4. A device according to claim 3, wherein the valve disc is axially sealingly slidable in a valve chamber, formed in said stop disc and a check valve is provided in the valve disc allowing flow of fluid from the first chamber to the valve chamber, but not vice versa.

5. A device according to claim 4, wherein the end wall of the first chamber is provided with a boss to unseat the check valve when the piston is fully retracted into the first chamber, thereby allowing flow of fluid from the valve chamber to the first chamber.
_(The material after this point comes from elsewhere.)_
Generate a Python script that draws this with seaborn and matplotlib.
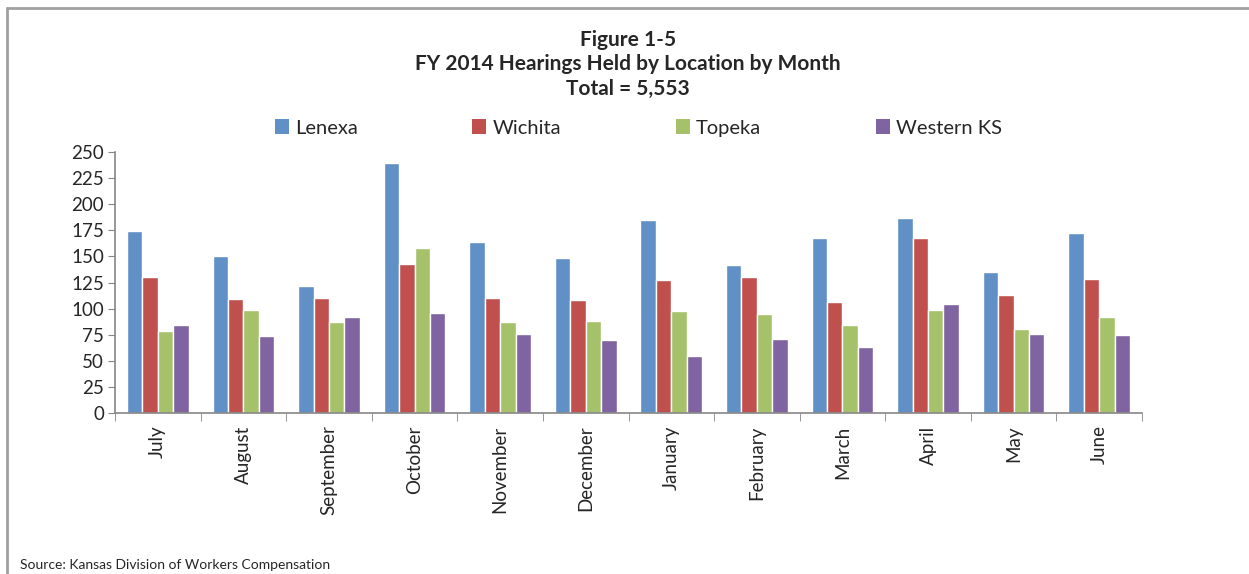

6. A device according to claim 2, 3, 4 or 5, wherein in said guide means includes a cavity formed in the piston rod within which the valve stem is sealingly received, said spring being enclosed in said cavity and the vent communicating with the cavity.

7. A device according to any preceding claim, and further comprising overruling means connected to the piston rod for selectively locking the pressure-responsive valve in the open position.

8. A device according to any preceding claim, wherein said vent is vented to an atmospheric reference pressure.

9. A device according to claim 8, wherein said vent is vented to true atmosphere.

10. A device according to claim 8, wherein said vent terminates in a closed chamber housing a closed cell flexible container filled with compressible gas at atmospheric pressure.

11. A fluid piston device constructed and arranged substantially as.hereinbefore described with reference to and as illustrated in Figures 1 to 9 of the accompanying drawings.

1 2. A fluid piston device constructed and arranged substantially as hereinbefore described with reference to and as illustrated in Figures 10 to 1 5 of the accompanying drawings.